O assessor jurídico complementa: “ao cumprir o Código, o profissional sempre terá boa defesa para seus atos. O documento assegura uma relação médico-paciente franca e esclarecida e evita dissabores profissionais”.

Publicidade

Além das mudanças apontadas, o assessor jurídico do CRM-PR também revela que a publicidade médica trará impacto no dia a dia dos profissionais e das instituições, uma vez que o novo código exige que, nos anúncios, deverá constar o Registro de Qualificação de Especialista (RQE), fornecido ao médico que possui o registro da especialidade junto ao CRM.

Os artigos referentes à publicidade médica permanecem considerando vedada a autopromoção e o sensacionalismo, como dizer, por exemplo, que o profissional é o “melhor pediatra”. “Essa foi uma das formas encontradas pelo Conselho para proteger a população.

Hoje, os problemas mais frequentes são anúncios com falsas promessas, propagandas enganosas, principalmente na área de estética, e no tocante a oferecer serviço com desconto. Tudo isso é vedado, assim como vinculação mercantil com prescrição também é vedada. O que mudou recentemente foi que, por uma ação do Conselho Administrativo de Defesa Econômica (CADE), tínhamos resolução sobre cartões de desconto, e era vedado ao médico vincular-se a esses cartões de desconto. Por força do CADE, o Conselho Federal deve obedecer, então não é mais proibida essa participação. Na mesma linha, o órgão permitiu que o médico coloque o valor da consulta”, explica Giamberardino.

Segundo o conselheiro do CRM-PR, os profissionais e hospitais devem estar atentos também à privacidade de dados, pois o grande risco é que as pessoas confundam o uso de mídias sociais com prontuário médico. Giamberardino lembra que ferramentas como WhatsApp e Facebook são meios de comunicação, mas não são reconhecidos como registro de prontuário, justamente porque têm fragilidades.

“Um prontuário eletrônico, para ser reconhecido e utilizado, precisa ter uma série de itens, como forma de criptografia que permita rastreabilidade para segurança dos dados pessoais. Existe uma Lei de dados aprovada bastante complexa sobre responsabilidade da preservação dos sigilos pessoais. Não se pode pegar um exame pessoal do paciente que permita identificação e replicar. Toda informação médica pertence ao paciente, e o médico tem o dever de sua guarda”, salienta o conselheiro.

Comissão de Ética Médica

Antes mesmo de entrar em vigor o novo código, o Conselho de Medicina já previa a obrigatoriedade, para hospitais com mais de 30 médicos, de possuir uma Comissão de Ética Médica. Além de estar registrada no respectivo Conselho Regional, a comissão deve estar organizada de acordo com seu próprio Regimento Interno.
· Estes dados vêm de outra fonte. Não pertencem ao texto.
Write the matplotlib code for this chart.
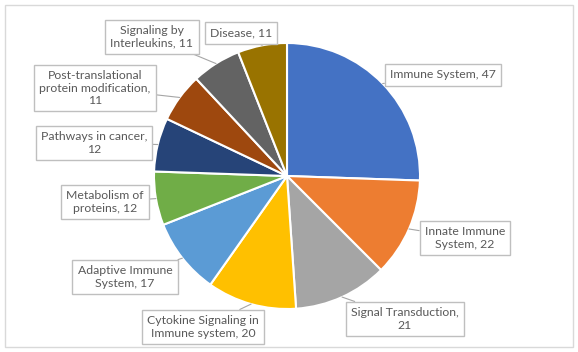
import numpy as np
import matplotlib
matplotlib.use("Agg")
import matplotlib.pyplot as plt
from matplotlib.patches import Rectangle

labels = ["Immune System, 47", "Innate Immune\nSystem, 22", "Signal Transduction,\n21",
          "Cytokine Signaling in\nImmune system, 20", "Adaptive Immune\nSystem, 17",
          "Metabolism of\nproteins, 12", "Pathways in cancer,\n12",
          "Post-translational\nprotein modification,\n11", "Signaling by\nInterleukins, 11",
          "Disease, 11"]
values = [47, 22, 21, 20, 17, 12, 12, 11, 11, 11]
colors = ["#4472C4", "#ED7D31", "#A5A5A5", "#FFC000", "#5B9BD5", "#70AD47",
          "#264478", "#9E480E", "#636363", "#997300"]
# label box centres (pixel coordinates, y from top)
label_pos = [(443, 75), (465, 238), (405, 319), (203, 327), (125, 277),
             (105, 202), (94, 143), (95, 88), (152, 37), (241, 33)]

W, H = 578, 352
fig = plt.figure(figsize=(W / 100, H / 100), dpi=100)
ax = fig.add_axes([0, 0, 1, 1])

ax.add_patch(Rectangle((5, 5), W - 10, H - 10, fill=False, edgecolor="#D9D9D9", lw=1))

cx, cy, r = 287, H - 176, 133
wedges, _ = ax.pie(values, colors=colors, startangle=90, counterclock=False,
                   center=(cx, cy), radius=r, frame=True,
                   wedgeprops=dict(edgecolor="white", linewidth=1.5))
ax.set_xlim(0, W)
ax.set_ylim(0, H)
ax.set_aspect("equal")
ax.axis("off")

for w, lab, (lx, ly) in zip(wedges, labels, label_pos):
    ang = np.deg2rad((w.theta1 + w.theta2) / 2)
    px, py = cx + r * np.cos(ang), cy + r * np.sin(ang)
    ax.annotate(lab, xy=(px, py), xytext=(lx, H - ly), ha="center", va="center",
                fontsize=8.8, color="#595959", family=["Lato", "DejaVu Sans"],
                linespacing=1.2,
                bbox=dict(boxstyle="square,pad=0.42", fc="white", ec="#BFBFBF", lw=1),
                arrowprops=dict(arrowstyle="-", color="#A6A6A6", lw=0.8,
                                shrinkA=0, shrinkB=0))

fig.savefig("out.png", dpi=100)
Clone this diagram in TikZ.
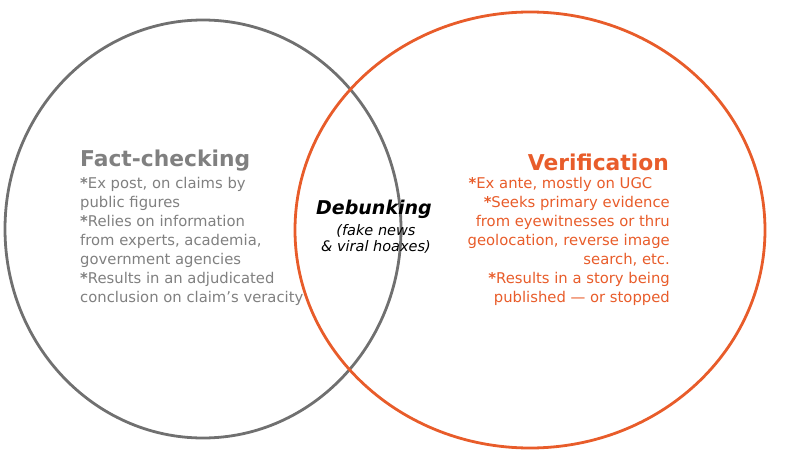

Segundo Thalita Candido, assessora jurídica da Femipa, as comissões servem como órgãos de apoio aos trabalhos dos Conselhos Regionais de Medicina dentro das instituições de assistência à saúde, com funções investigatórias, educativas e fiscalizadoras do desempenho ético da Medicina.

“O Código de Ética Médica reforça a importância dessas comissões, exigindo, através do art. 57, que os profissionais denunciem eventuais atos que contrariem os postulados éticos. Os gestores devem estar atentos à obrigatoriedade das comissões para hospitais com mais de 30 médicos, verificando se elas foram constituídas de acordo com o disposto na Resolução CFM n° 2152/2016, sobretudo no que diz respeito à quantidade de membros, ao processo eleitoral e às competências”, informa.

No Hospital da Cruz Vermelha, em Curitiba, a comissão conta com cinco membros médicos do corpo clínico, sendo um presidente e um secretário. A escolha é feita por votação entre o corpo clínico do hospital.

Segundo Francisco Emanuel de Almeida, presidente da Comissão de Ética da instituição, o grupo discute temas que envolvem apuração de possíveis infrações éticas no exercício profissional da Medicina e buscam zelar pela boa prática médica, defendendo os preceitos do perfeito exercício ético e profissional.

“É de grande importância que as instituições desenvolvam as comissões. Além de apurar informações sobre possíveis infrações éticas, possui caráter de orientar os médicos no exercício profissional de forma ética e valorosa. Incentivamos que todas as comissões tenham o caráter educativo e orientador na boa prática médica”, conclui.